The Calgary Atlas Project seeks to recover crucial stories about Calgary’s past and present, stories that illuminate in surprising ways the character and diversity of the city. Forgotten or overlooked stories from Calgary’s history are mapped onto the city’s geography, highlighting significant sites, events, and people in Calgary’s past. Ultimately the project will produce eighteen to twenty maps, spanning the earliest moments of habitation and settlement to the latest re-developments in the East Village.

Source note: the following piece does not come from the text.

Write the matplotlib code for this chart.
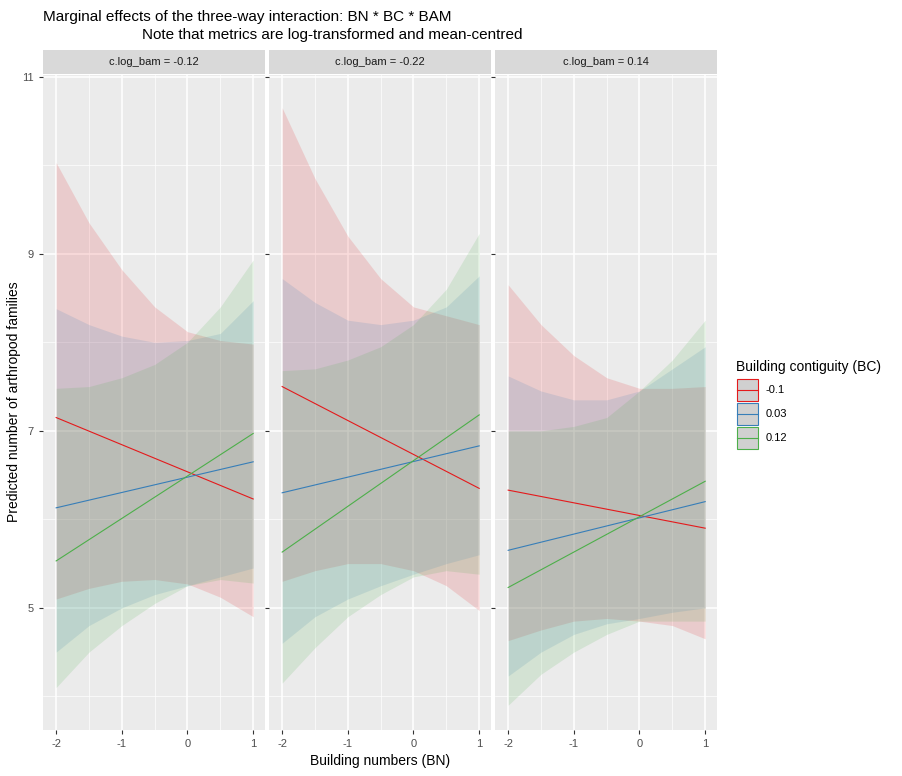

The first two maps produced showcased Calgary’s LGBTQ2S+ history and First Nations participation in the Calgary Stampede. Other maps explore the history of alternative art movements, labour activism, Calgary's lost cinemas and architectural heritage. Most recently, we have completed maps of the literary scene of the 1920s, the people and places of the Stampede Wrestling empire, and map of Calgary from the perspective of wild animals. Upcoming maps will illustrate immigration waves (as reflected in ethnic groceries and restaurants of International Avenue), Calgary’s Jewish history, alternative energies, and sports and diversity.
Each map has text written by local historians and images specially commissioned from Calgary artists, in most cases artists who have a relation to the history they are interpreting. The Atlas aims to bring a new vision of Calgary to Calgary; to show us how we got to where we are, and who we came to be.
The Calgary Atlas Project is an initiative of the Calgary Institute for the Humanities at the University of Calgary, and is generously supported by the Calgary Foundation. Individual maps are available from Calgary’s fine independent bookstores including Shelf Life Books, The Next Page, Pages Kensington, Owl’s Nest Books, as well as Map Town and Lougheed House. The project is steered by a group of five professors at the University of Calgary: George Colpitts (History), Jim Ellis (English; CIH), Nancy Janovicek (History), Graham Livesey (School of Architecture, Planning and Landscape), and Charles Tepperman (Communications, Media and Film).
In Summer 2020, the Atlas Project was the recipient of a Calgary Foundation Grant. We are enormously grateful for this grant as it has allowed us to hire a project manager to oversee the production of the forthcoming maps and to work on effective distribution schemes for the maps, making sure that they are read by the communities that would benefit from them the most.